Assignment 📝
Last updated: 2017/06/30 (Marked with green background)
You can choose any data set(s) from the list bellow, but finding your own dataset to investigate is much more preferable (and you'll be rewarded)!
If you decide to go the easier route and use some of the data sets provided, un-tar the relevant file and go to the corresponding folder.
The folder contains the data set, as well as additional information about the data. Read the available information, especially description of the features (data dimensions).
You will need to clean the data, so that it contains only numerical features (dimensions) and the features are space-separated (not comma-separated.
To make the plots informative, you should come up with a labelling scheme for data points.
If the data can be classified into several classes (find out in the data and feature description!), use that information as the basis for your labelling scheme. In that case exclude the class information from the data dimensions.
Alternatively, you can make labels out of any dimension, e.g. by quantising it into several intervals. For example, if the data dimension represents age of a person, you can quantise it into 5 labels (classes) [child, teenager, young adult, middle age, old].
Associate the data labels with different markers and use the markers to show what kind of data points get projected to different regions of the visualization plot (computer screen).
- Learn as much as you can about the chosen data set using the methods developed in the module - PCA, Clustering and SOM.
- Be creative - Use various data labelling schemes (not just one)!
- Compare PCA with straightforward co-ordinate projections. Does PCA really help you to understand the data more than just looking at plots based on pairs of co-ordinates?
- Compare 2-dimensional topographic maps produced by SOM with PCA obtained with 2 of the leading eigen-directions.
- Illustrate the clusters obtained by clustering (on-line and batch) using SOM and PCA. You can do this by assigning labels to the data (and thus colouring the data projections) according to cluster membership. How many clusters do you need? What groupings do the clusters represent? How do they correspond to the structures identified through your labelling schemes and PCA/SOM?
- Try to combine the techniques. For example, you can first project the data onto dominant eigenvectors to work in the relevant subspace containing most of the data and only then apply clustering or SOM. How do those results compare with clustering/SOM results on the original data (without the PCA step)?
Report
In the report describe:
- the data (10%)
- how you preprocessed the data (10%)
- What features (coordinates) did you use for labelling the projected points with different markers? What questions on the data you would ask. (20%)
- How did you design the labelling schemes? (10%)
- What interesting aspects of the data did you detect based on the data visualisations/clustering? (25%)

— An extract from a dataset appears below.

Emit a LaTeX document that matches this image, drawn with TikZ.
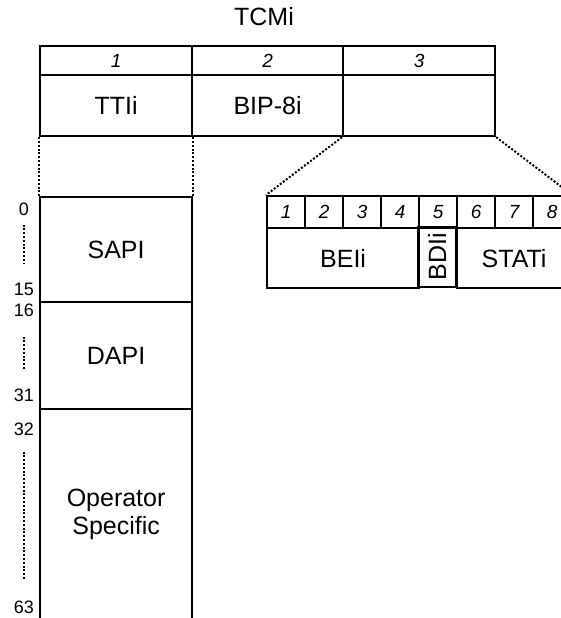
\documentclass[tikz,border=0pt]{standalone}
\usepackage{fontspec}
\setmainfont{Liberation Sans}
\usetikzlibrary{calc}
\tikzset{
  cell/.style={draw,line width=2.2pt,inner sep=0pt,anchor=north west,font=\fontsize{25}{28}\selectfont},
  numcell/.style={cell,font=\fontsize{19}{21}\selectfont\itshape},
  rownum/.style={inner sep=0pt,font=\fontsize{18}{20}\selectfont},
  dots/.style={line width=2pt,dash pattern=on 2pt off 1.8pt}
}
\begin{document}
\begin{tikzpicture}[x=1pt,y=-1pt]
\useasboundingbox (0,0) rectangle (560,618);

\node[font=\fontsize{25}{28}\selectfont] (tcm) at (264,17) {TCMi};

% TCMi bytes
\node[numcell,minimum width=152pt,minimum height=29pt] (n1) at (39,45) {1};
\node[numcell,minimum width=151pt,minimum height=29pt] (n2) at (191,45) {2};
\node[numcell,minimum width=152pt,minimum height=29pt] (n3) at (342,45) {3};
\node[cell,minimum width=152pt,minimum height=61pt] (tti) at (39,74) {TTIi};
\node[cell,minimum width=151pt,minimum height=61pt] (bip) at (191,74) {BIP-8i};
\node[cell,minimum width=152pt,minimum height=61pt] (spare) at (342,74) {};

% trail trace identifier
\node[cell,minimum width=152pt,minimum height=105pt] (sapi) at (39,196) {SAPI};
\node[cell,minimum width=152pt,minimum height=107pt] (dapi) at (39,301) {DAPI};
\node[cell,minimum width=152pt,minimum height=210pt,align=center] (opspec) at (39,408) {Operator\\Specific};

\node[rownum] (r0) at (24,209) {0};
\node[rownum] (r15) at (24,289) {15};
\node[rownum] (r16) at (24,310) {16};
\node[rownum] (r31) at (24,395) {31};
\node[rownum] (r32) at (24,429) {32};
\node[rownum] (r63) at (24,607) {63};
\draw[dots,shorten <=9pt,shorten >=19pt] (r0) -- (r15);
\draw[dots,shorten <=20pt,shorten >=18pt] (r16) -- (r31);
\draw[dots,shorten <=16pt,shorten >=20pt] (r32) -- (r63);

% byte 3 bits
\foreach \i in {1,...,8}
  \node[numcell,minimum width=38pt,minimum height=32pt] (b\i) at ({266+38*(\i-1)},195) {\i};
\node[cell,minimum width=152pt,minimum height=60pt] (bei) at (266,227) {BEIi};
\node[cell,rotate=90,anchor=center,minimum width=60pt,minimum height=38pt] (bdi) at (437,257) {BDIi};
\node[cell,minimum width=114pt,minimum height=60pt] (stat) at (456,227) {STATi};

% expansion lines
\draw[dots] (tti.south west) -- (sapi.north west);
\draw[dots] (tti.south east) -- (sapi.north east);
\draw[dots] (spare.south west) -- (b1.north west);
\draw[dots] (spare.south east) -- (b8.north east);

\end{tikzpicture}
\end{document}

- What interesting aspects of the data did you detect based on eigenvector and eigenvalue analysis of the data covariance matrix in case of PCA analysis, or codebook vector analysis in case of clustering/SOM? Think of your own way of detecting where the topographic map had to contract/expand in the data space (this would reveal the data cluster structure). Furthermore, come up with your own way of detecting if the topographic map has a significant folding/curvature structure in the data space. (25%)
You should demonstrate that you
- understand the data analysis techniques used
- are able to extract useful information about otherwise inconceivable high-dimensional data using linear/non-linear dimensionality-reduction techniques and clustering methods.
Data sets
Before You Start ...
Before starting to work on the assignment, please carefully study the example I prepared using the boston database. Un-tar the file boston.ex.tar.gz and go to the folder "BOSTON.EX".
The subfolder "FIGURES" contains all the relevant figures as eps or gif files.
Please consult the "boston.read.me" file in BOSTON.EX.
In the labelling scheme, concentrate on more than one coordinate (dimension), e.g. in the `boston example', consider not just the price
feature, but run separate experiments with per capita crime rate in the town
, or pupil-teacher ratio in the town
instead of the price
coordinate).
For examples of nice past reports developed on wine dataset (do not use this data in your report!) using just PCA, please see reports by Christoph Stich and Josephf Preece. Many thanks Chris and Joe!